I ran in the sun. I wrote code. I rephrased translated error messages for a client. As I ran I thought about when I was a child and a local boy rode his bike at me on the pavement, how I refused to move for him and how he threw his bike down pushed me up against a lamppost, his hand round my neck. I remember saying to him “you don’t want me… you want Michael up the road.” I can’t remember now why I thought Michael would be a viable alternative victim, but I’ve clearly kept an awareness of having been so spineless with me since then. I wondered if I could give that to a character. Would it define him, or would the character consciously attempt to make amends when tested as an adult? Am I a better person than that now? I hope so, but fear not.
I worried about short story structure, and how I think there’s a magic secret somewhere that eludes me. I bought Object Lessons: The Paris Review Presents The Art of the Short Story. I figured I could maybe peel these exemplars apart at their sentences and perhaps pull something warm and beating from one or two. I hatched a plot to write a short story a week for a year. I worried that this was taking on too much. For a while I just worried.
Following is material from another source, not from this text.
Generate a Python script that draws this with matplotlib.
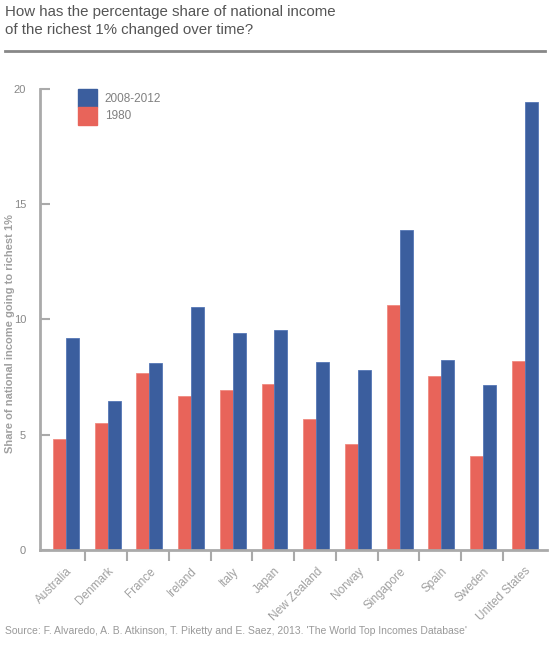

I hung up washing. The cherry tree is giving up fruit for the first time since we planted it. Raspberries have appeared. I despair of our corn, but the beans and peas are going crazy. I poured boiling water on the weeds in the path and felt bad about it for a moment. I sprayed soapy water on the lemon tree in the conservatory — it’s sticky thanks to the oozings of scale. I failed to make bread. And I bought the beer I am about to drink.